Both were elected from large fields of contenders, both running against the establishment. Criticizing the establishment and casting himself as anti-elitist, Trump defeated a cast of mainstream Republicans and the mainstream Democrat, Hillary Clinton.

Criticizing the NYPD’s stop-and-frisk policy and casting himself as anti-police, de Blasio beat his mainstream opponent, then- City Council Speaker Christine Quinn, in the primary.

Both made misjudgments early in their terms. Trump is still making them. A major policy pronouncement — his executive order suspending immigration from seven Muslim-majority countries — was stayed by the courts. Many in the NYPD believe that what they saw as de Blasio’s anti-cop rhetoric created the environment that led to the fatal shootings of two officers.

Both face political trouble. The Manhattan district attorney’s office is investigating de Blasio’s fundraising practices, and federal prosecutors are probing whether the mayor or city officials gave preferential treatment to contributors in exchange for donations.

Trump’s firing of retired Lt. Gen. Michael Flynn may just be the beginning of investigations into Flynn’s and Trump’s Russian connections that could have lasting damage for his presidency, if not lead to impeachment.

Both remain captives of their inner selves. Trump seems unable to stop himself from tweeting off the cuff, and de Blasio cannot shake free of his radical predilections.

On Feb. 8, Trump attacked retailer Nordstrom after it said it would drop his daughter’s fashion line. He tweeted: “My daughter Ivanka has been treated so unfairly by @Nordstrom. She is a great person — always pushing me to do the right thing!
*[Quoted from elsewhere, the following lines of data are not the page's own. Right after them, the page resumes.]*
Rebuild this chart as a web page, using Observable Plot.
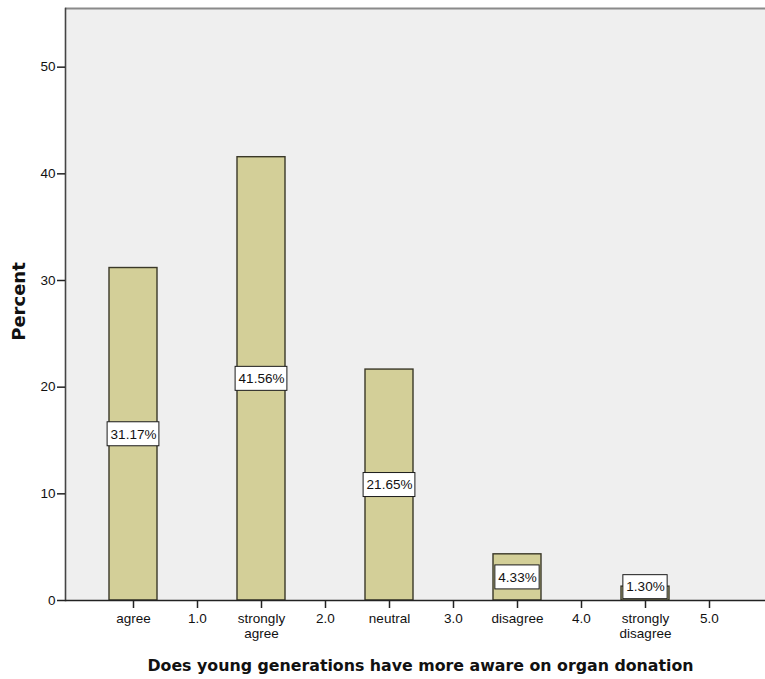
<!DOCTYPE html>
<html>
<head>
<meta charset="utf-8">
<script src="https://cdn.jsdelivr.net/npm/d3@7"></script>
<script src="https://cdn.jsdelivr.net/npm/@observablehq/plot@0.6"></script>
<style>
  body { margin: 0; background: #ffffff; }
  svg { display: block; }
</style>
</head>
<body>
<div id="chart"></div>
<script>
// Axis categories (SPSS-style: coded values interleaved with value labels)
const tickLabels = ["agree", "1.0", "strongly\nagree", "2.0", "neutral", "3.0", "disagree", "4.0", "strongly\ndisagree", "5.0"];
// Answer categories that carry a bar
const categories = ["agree", "strongly\nagree", "neutral", "disagree", "strongly\ndisagree"];
// Percent of respondents per answer
const percents = [31.17, 41.56, 21.65, 4.33, 1.30];
// Y axis ticks and extent
const yTicks = [0, 10, 20, 30, 40, 50];
const yMax = 55.5;
const xTitle = "Does young generations have more aware on organ donation";
const yTitle = "Percent";

const rows = categories.map((c, i) => ({cat: c, pct: percents[i], label: percents[i].toFixed(2) + "%"}));

// label sits at half the bar height, kept clear of the baseline
const labelY = d => Math.max(d.pct / 2, 1.25);

const labelFont = "13.5px 'Liberation Sans', Arial, sans-serif";
const ctx = document.createElement("canvas").getContext("2d");
ctx.font = labelFont;
const textWidth = s => ctx.measureText(s).width;

const bandW = 48;
const boxMarks = rows.map(d => {
  const inset = (bandW - (textWidth(d.label) + 6)) / 2;
  return Plot.barY([d], {
    x: "cat", y1: labelY, y2: labelY,
    insetTop: -12, insetBottom: -12, insetLeft: inset, insetRight: inset,
    fill: "#ffffff", stroke: "#1a1a1a", strokeWidth: 1
  });
});

const chart = Plot.plot({
  width: 765,
  height: 679,
  marginLeft: 65,
  marginRight: 0,
  marginTop: 8,
  marginBottom: 79,
  style: {fontFamily: "'Liberation Sans', Arial, sans-serif", fontSize: "13.5px", color: "#111", background: "#ffffff"},
  x: {type: "band", domain: tickLabels, range: [101, 741], paddingInner: 0.25, paddingOuter: 0.125, label: null},
  y: {domain: [0, yMax], label: null},
  marks: [
    Plot.frame({fill: "#efefef", stroke: null}),
    Plot.barY(rows, {x: "cat", y: "pct", fill: "#d3cf98", stroke: "#3a3828", strokeWidth: 1.4}),
    ...boxMarks,
    Plot.text(rows, {x: "cat", y: labelY, text: "label", fontSize: 13.5, fill: "#111"}),
    Plot.ruleY([yMax], {stroke: "#8a8a8a", strokeWidth: 2}),
    Plot.frame({anchor: "left", stroke: "#444", strokeWidth: 1.6}),
    Plot.ruleY([0], {stroke: "#222", strokeWidth: 1.6}),
    Plot.axisY(yTicks, {tickSize: 8, tickPadding: 2, fontSize: 13.5, label: null, stroke: "#222", strokeWidth: 1.5}),
    Plot.axisX({tickSize: 8, tickPadding: 4, fontSize: 13.5, lineHeight: 1.1, label: null, stroke: "#222", strokeWidth: 1.5}),
    Plot.text([xTitle], {frameAnchor: "bottom", dy: 70, dx: 5, fontFamily: "'DejaVu Sans', sans-serif", fontWeight: "bold", fontSize: 15.8, fill: "#111"}),
    Plot.text([yTitle], {frameAnchor: "left", dx: -46.5, dy: -3, rotate: -90, textAnchor: "middle", fontFamily: "'DejaVu Sans', sans-serif", fontWeight: "bold", fontSize: 18, fill: "#111"})
  ]
});

document.getElementById("chart").appendChild(chart);
</script>
</body>
</html>
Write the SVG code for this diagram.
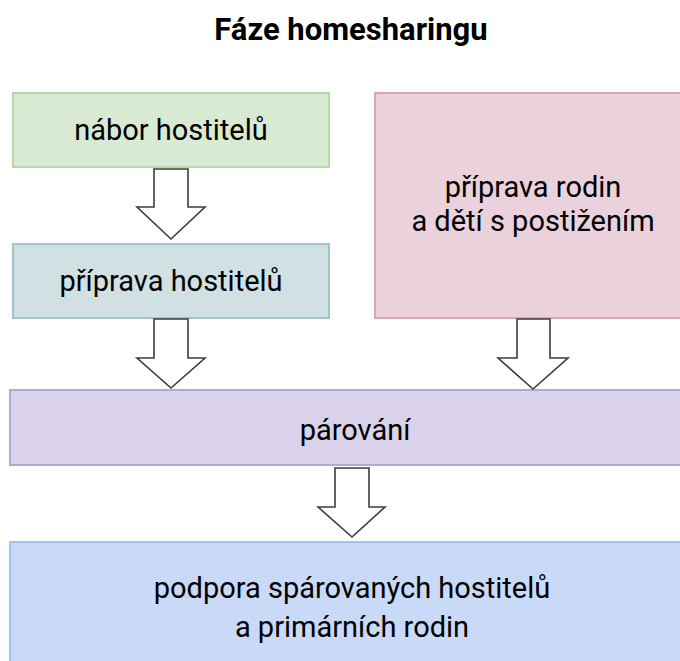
<svg xmlns="http://www.w3.org/2000/svg" width="680" height="661" viewBox="0 0 680 661">
<style>
text{font-family:Roboto,"Liberation Sans",sans-serif;fill:#000;text-anchor:middle}
.t{font-size:29px}
.title{font-size:31px;font-weight:bold}
.box{stroke-width:2}
.arr{fill:#fff;stroke:#3c3c3c;stroke-width:1.6;stroke-linejoin:miter}
</style>
<rect width="680" height="661" fill="#fff"/>
<text class="title" x="351" y="40">Fáze homesharingu</text>
<g id="nabor">
<rect class="box" x="13" y="93" width="316" height="74" fill="#d9ead3" stroke="#b6d7a8"/>
<text class="t" x="171" y="140">nábor hostitelů</text>
</g>
<g id="priprava-hostitelu">
<rect class="box" x="13" y="244" width="316" height="74" fill="#d0e0e3" stroke="#a2c4c9"/>
<text class="t" x="171" y="291">příprava hostitelů</text>
</g>
<g id="priprava-rodin">
<rect class="box" x="375" y="93" width="320" height="225" fill="#ead1dc" stroke="#d5a6bd"/>
<text class="t" x="533" y="197">příprava rodin</text>
<text class="t" x="533" y="231">a dětí s postižením</text>
</g>
<g id="parovani">
<rect class="box" x="10" y="390" width="690" height="75" fill="#d9d2e9" stroke="#b4a7d6"/>
<text class="t" x="355" y="440">párování</text>
</g>
<g id="podpora">
<rect class="box" x="10" y="542" width="690" height="130" fill="#c9daf8" stroke="#a4c2f4"/>
<text class="t" x="352" y="598">podpora spárovaných hostitelů</text>
<text class="t" x="352" y="637">a primárních rodin</text>
</g>
<g id="connectors">
<path class="arr" d="M154,169 H188 V207 H205 L171,239 L137,207 H154 Z"/>
<path class="arr" d="M154,319 H188 V358 H205 L171,388 L137,358 H154 Z"/>
<path class="arr" d="M517,319 H550 V358 H568 L533,389 L498,358 H517 Z"/>
<path class="arr" d="M335,468 H369 V507 H385 L352,537 L318,507 H335 Z"/>
</g>
</svg>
Terrible!”

And de Blasio tweeted to laud President Barack Obama’s decision to commute the sentence of Oscar Lopez Rivera, a member of a Puerto Rican terrorist group responsible for 100 bombings in the 1970s and 1980s, including a bombing at Fraunces Tavern that killed four and another at Police Plaza that permanently injured three NYPD officers.

De Blasio tweeted: “Thank you POTUS . . . Congratulations for all who fought for this day.”